Always plant corn and soybeans based on soil and environmental conditions, not emotions. Too many farmers time their decisions around arbitrary dates, and that can be an expensive mistake, says Chris Barron, an Iowa producer with Ag View Solutions.
"We don't want the calendar to dictate a lot of the things we're thinking through," Barron explains. "Don't let that cause us to go out and do some things in terms of conditions that might be costly."
For example, suppose a farm makes five mistakes:
- It plants crops when soil conditions are too cold.
- It plants crops when soils are too moist.
- It leaves tracks in moist fields, resulting in NH3 loss.

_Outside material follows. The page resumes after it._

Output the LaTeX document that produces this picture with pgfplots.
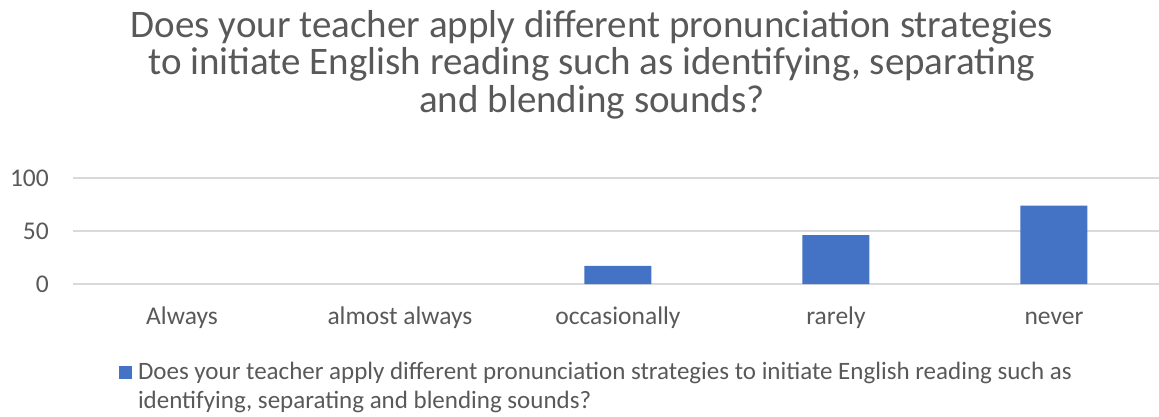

- It creates compaction during tillage.
- It creates compaction during planting.
Now imagine the farm averages 200 bu. per acre and earns $4 an bushel. If each of those five poor decisions creates 1% in yield loss, for a total of 5% overall loss, the farm would lose 10 bu. per acre. The resulting financial penalty would be $40 per acre, Barron points out.
That means while it's important to know when planting season can begin and end in terms of crop insurance and prevent planting, respectively, it's more important to understand whether conditions are conducive to planting."We're talking real money," Barron says.
Rest assured most farmers will get between 30 and 40 days of optimal planting time to achieve all yield potential, Barron says, and up to 10 additional days on either side of that window to achieve close to 99% yield potential.